If Danone did not have an issue with these non-joint venture entities when the contract was made, there is no reason for them to question their existence later. Zong claims that Danone was aware of these ventures from the beginning and only recently became envious of their profits, attempting to buy them at a lower price and share in the earnings (Barboza 1). Danone contended that these entities should not have existed initially; however, their “silent acknowledgement” of these entities weakens this argument.

Contrary to Danone’s argument, it was correct of Zong not to create additional non-joint venture entities after the formation of the contract. This would have violated the non-competition clause in their agreement. Zong also disputes Danone’s claim that Hangzhou Wahaha Group never transferred the “Wahaha” trademark to the joint ventures. According to Zong, the Group was the sole legal owner of the trademark and had the right to use it without seeking approval from the joint ventures. If this is true, then Zong had every legal right to use the trademark in his other business ventures. Additionally, Danone’s lack of contribution compared to the Group’s does not support their claim over the use of the “Wahaha” trademark.

The Group asserts that they have made a greater contribution to the joint ventures’ profits in comparison to Danone. Consequently, Zong maintains that their claim to the trademark is stronger than Danone’s. Assuming the role of a senior manager at Danone, my recommendation would be to terminate the joint venture partnership and propose selling our 51% stake in the venture to Wahaha. By doing so, this would grant sole ownership of the brand to the Group.

It seems that the partnership between the two firms has not been satisfactory. The cultural disparities and differences in investment strategy have become an issue, with Zong taking control of all investments for both sides. Additionally, Zong is not willing to address the dispute and remains firm in his position. This raises concerns about a potential unpleasant and unsuccessful resolution, as it is possible that the Chinese courts may rule in favor of Zong.

In addition, there are accusations and lawsuits being exchanged between the two firms that will harm the company’s reputation. For example, Zong accused Danone of engaging in harassment and a campaign to defame him and his family. Furthermore, Zong also accused Danone of mistreating the Chinese people (Barboza 1). To avoid significant damage to their company and national standing, it is advisable for Danone to step back from this conflict and terminate their partnership in the joint venture. Additionally, Danone should sell their 51% stake to Wahaha as the joint venture is clearly declining, recovering whatever funds they can.

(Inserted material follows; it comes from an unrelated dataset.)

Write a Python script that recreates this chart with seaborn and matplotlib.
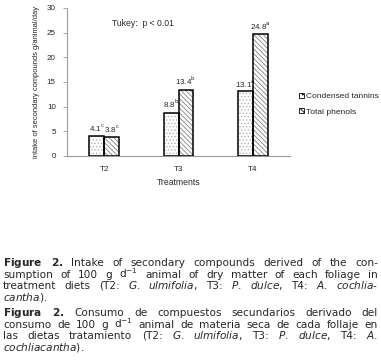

Losing the Chinese market would be a major setback for Danone since it is their fourth largest market, after France, Spain, and the U.S. Their collaboration with Wahaha in 2006 accounted for around 10% of their global revenue (Areddy 1). However, while this loss is significant, it can still be overcome. Danone can explore new joint ventures in other markets and may even have the opportunity to reenter China in the future. Although it would be challenging to become a dominant player in China without the Group’s distribution power or the “Wahaha” trademark, it is not impossible considering their existing experience.

In summary, I suggest that it would benefit Danone to resolve the dispute with Wahaha and sell their 51% stake in the venture to mitigate potential damage to the company. Despite its initial success, the partnership between Danone and Wahaha eventually led to a contentious disagreement.

Danone discovered that Zong had been selling products under the “Wahaha” trademark that were not part of their joint venture. As a result, Danone wanted a portion of the profits from these products. Danone filed a lawsuit and accusations were made, leading to more lawsuits. As a senior manager at Danone, I would recommend that we terminate our joint venture with Wahaha and sell our 51% stake in the venture to Wahaha in order to sever all connections with the Group.